3. Hezekiah says, I had great bitterness. His despair and great anguish, then, lay in the past. That’s how it must be if we are to be worthy communicants. We can no longer be despondent but rather we must already have found comfort. That we can only find with the gracious God. Therefore Hezekiah also says, but in love you have delivered my life from the pit of destruction. We have sinned against God, with Him alone we can find grace. How God wants to be gracious and merciful to us, we learn from the conclusion of our text: for you have cast all my sins behind your back. So that God could cast all our sins behind Him and forgive them, our Lord Jesus Christ took our debt upon Himself, suffered for them and blotted them out and reconciled the heavenly Father.

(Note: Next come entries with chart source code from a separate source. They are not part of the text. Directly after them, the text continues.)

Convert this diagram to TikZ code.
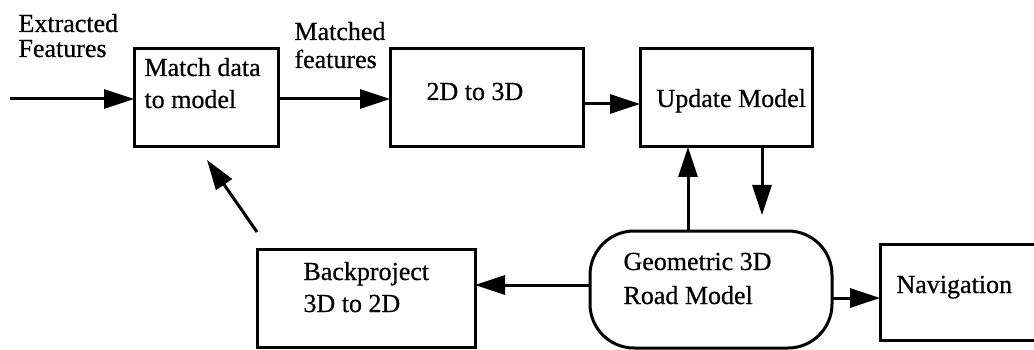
\documentclass[tikz,border=0pt]{standalone}
\usepackage{fontspec}
\setmainfont{Liberation Serif}
\newfontfamily\tfont[FakeBold=0.6]{Liberation Serif}
\usetikzlibrary{arrows.meta}
\begin{document}
\begin{tikzpicture}[x=1pt,y=-1pt,
  line width=3pt,
  box/.style={draw, rectangle, inner sep=0pt, outer sep=0pt},
  rbox/.style={draw, rectangle, rounded corners=44pt, inner sep=0pt, outer sep=0pt},
  txt/.style={anchor=base west, inner sep=0pt, font=\tfont\fontsize{26pt}{30pt}\selectfont},
  arr/.style={-{Triangle[length=30pt,width=19pt]}}]
\clip (0,0) rectangle (1034,350);
\fill[white] (0,0) rectangle (1034,350);
% boxes
\node[box, minimum width=144pt, minimum height=98pt] (match) at (206,98) {};
\node[box, minimum width=193pt, minimum height=98pt] (twod) at (486.5,98) {};
\node[box, minimum width=172pt, minimum height=98pt] (update) at (726,98) {};
\node[box, minimum width=218pt, minimum height=98pt] (back) at (366,298) {};
\node[rbox, minimum width=242pt, minimum height=117pt] (geo) at (711,289.5) {};
\node[box, minimum width=160pt, minimum height=96pt] (nav) at (960,292) {};
% texts
\node[txt] (ex1) at (17,32) {Extracted};
\node[txt] (ex2) at (17,57) {Features};
\node[txt] (ma1) at (143,76) {Match data};
\node[txt] (ma2) at (143,108) {to model};
\node[txt] (mf1) at (293,40) {Matched};
\node[txt] (mf2) at (293,68) {features};
\node[txt] (tt) at (425,100) {2D to 3D};
\node[txt] (um) at (655,107) {Update Model};
\node[txt] (ge1) at (622,270) {Geometric 3D};
\node[txt] (ge2) at (622,304) {Road Model};
\node[txt] (bp1) at (302,280) {Backproject};
\node[txt] (bp2) at (302,312) {3D to 2D};
\node[txt] (nv) at (895,293) {Navigation};
% free ends
\coordinate (in) at (10,99);
\coordinate (down) at (762,215);
\coordinate (diagA) at (257,232);
\coordinate (diagB) at (207,160);
% connectors
\draw[arr] (in) -- (in -| match.west);
\draw[arr] ([yshift=-1pt]match.east) -- ([yshift=-1pt]twod.west);
\draw[arr] ([yshift=-6pt]twod.east) -- ([yshift=-6pt]update.west);
\draw[arr] ([xshift=36pt]update.south) -- (down);
\draw[arr] ([xshift=-23pt]geo.north) -- ([xshift=-38pt]update.south);
\draw[arr] ([yshift=4.5pt]geo.west) -- ([yshift=13pt]back.east);
\draw[arr] ([yshift=-8.5pt]geo.east) -- ([yshift=-6pt]nav.west);
\draw[arr] (diagA) -- (diagB);
\end{tikzpicture}
\end{document}
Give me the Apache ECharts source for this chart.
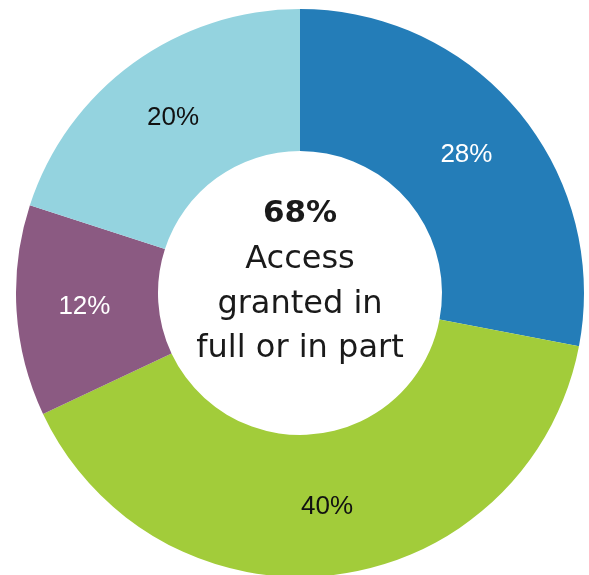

This merit of Christ we grasp through faith and hold it fast. Whoever now has seized Christ and His merit can also comfort himself with grace. He can, in spite of all sin, hold firmly to God and say:
Though great our sins, yet greater still
Is God's abundant favor;
His hand of mercy never will
Abandon us, nor waver. [LSB #607 st. 5]
Behold, beloved, let us comfort ourselves with the grace of God, for we are reconciled with God and are worthy communicants. Then it follows completely from itself that we also show our faith in a God-pleasing walk.
May our faithful God grant in grace that all of us who draw near to the table of our Lord, appear as worthy guests and draw out of the glorious meal grace upon grace, forgiveness upon forgiveness until the Lord one day places us at his glorious heavenly table. God grant it. Amen.